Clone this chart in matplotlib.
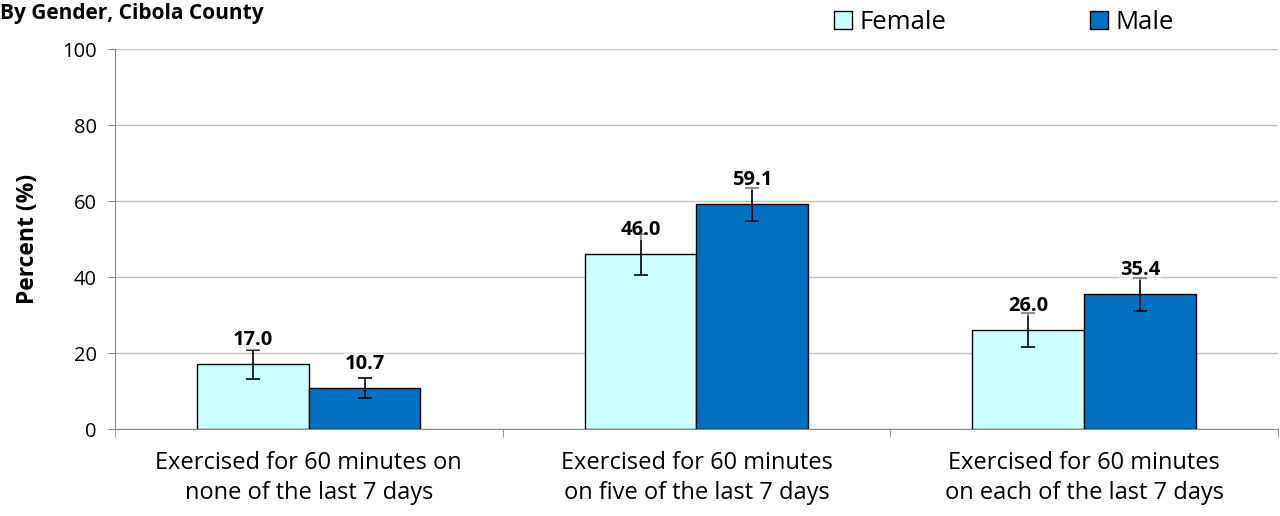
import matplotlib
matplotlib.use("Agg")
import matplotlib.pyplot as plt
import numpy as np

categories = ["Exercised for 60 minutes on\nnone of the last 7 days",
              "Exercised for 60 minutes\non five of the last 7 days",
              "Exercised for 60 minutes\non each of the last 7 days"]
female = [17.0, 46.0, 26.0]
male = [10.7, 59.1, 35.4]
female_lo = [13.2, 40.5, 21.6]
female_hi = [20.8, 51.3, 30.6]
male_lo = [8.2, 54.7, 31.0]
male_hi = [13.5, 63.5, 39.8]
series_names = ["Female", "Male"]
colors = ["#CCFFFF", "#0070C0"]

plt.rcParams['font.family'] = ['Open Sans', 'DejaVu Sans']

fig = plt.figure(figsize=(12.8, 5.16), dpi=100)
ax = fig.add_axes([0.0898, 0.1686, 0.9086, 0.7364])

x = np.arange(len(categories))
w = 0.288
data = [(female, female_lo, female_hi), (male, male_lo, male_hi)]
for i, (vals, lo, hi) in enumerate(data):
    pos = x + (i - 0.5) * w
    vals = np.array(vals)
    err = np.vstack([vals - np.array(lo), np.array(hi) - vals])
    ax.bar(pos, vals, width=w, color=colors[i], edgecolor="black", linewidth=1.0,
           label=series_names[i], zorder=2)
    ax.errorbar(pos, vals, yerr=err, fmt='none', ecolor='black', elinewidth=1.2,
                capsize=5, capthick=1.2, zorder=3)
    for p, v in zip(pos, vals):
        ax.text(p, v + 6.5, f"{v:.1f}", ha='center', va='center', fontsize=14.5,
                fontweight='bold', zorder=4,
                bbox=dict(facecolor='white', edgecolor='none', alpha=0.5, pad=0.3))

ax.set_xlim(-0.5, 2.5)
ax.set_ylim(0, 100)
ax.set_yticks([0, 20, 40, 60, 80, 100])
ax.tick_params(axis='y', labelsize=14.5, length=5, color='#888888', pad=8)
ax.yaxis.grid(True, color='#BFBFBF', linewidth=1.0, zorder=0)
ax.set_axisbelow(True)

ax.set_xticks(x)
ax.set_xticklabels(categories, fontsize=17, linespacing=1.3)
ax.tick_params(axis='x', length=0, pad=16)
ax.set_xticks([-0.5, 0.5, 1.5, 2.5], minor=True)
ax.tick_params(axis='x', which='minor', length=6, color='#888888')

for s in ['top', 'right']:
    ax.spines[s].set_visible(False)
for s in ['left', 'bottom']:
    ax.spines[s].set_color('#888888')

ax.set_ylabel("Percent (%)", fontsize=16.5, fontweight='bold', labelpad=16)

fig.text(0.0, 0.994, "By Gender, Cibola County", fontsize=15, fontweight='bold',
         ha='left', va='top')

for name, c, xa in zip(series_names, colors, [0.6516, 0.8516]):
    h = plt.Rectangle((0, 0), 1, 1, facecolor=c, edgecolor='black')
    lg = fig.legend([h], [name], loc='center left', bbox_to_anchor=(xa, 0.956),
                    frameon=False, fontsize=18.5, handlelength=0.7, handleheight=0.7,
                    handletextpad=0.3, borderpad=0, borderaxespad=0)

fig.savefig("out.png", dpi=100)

--------------------------------------------------

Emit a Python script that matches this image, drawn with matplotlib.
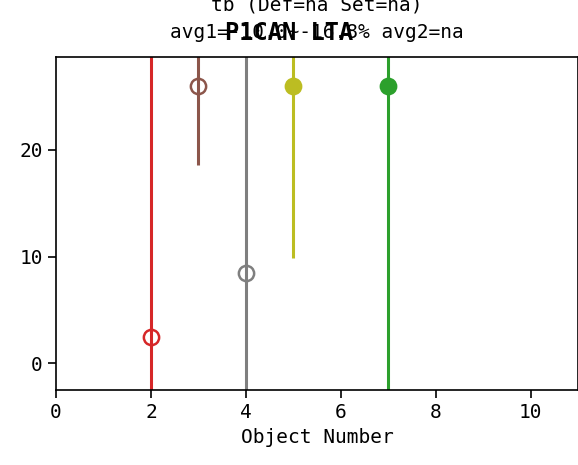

--------------------------------------------------

TO DO
Keep only the lines that hold the string "this", and copy them out.

WRITTEN RESPONSE
Clone this chart in matplotlib.
Emit a Python script that matches this image, drawn with matplotlib.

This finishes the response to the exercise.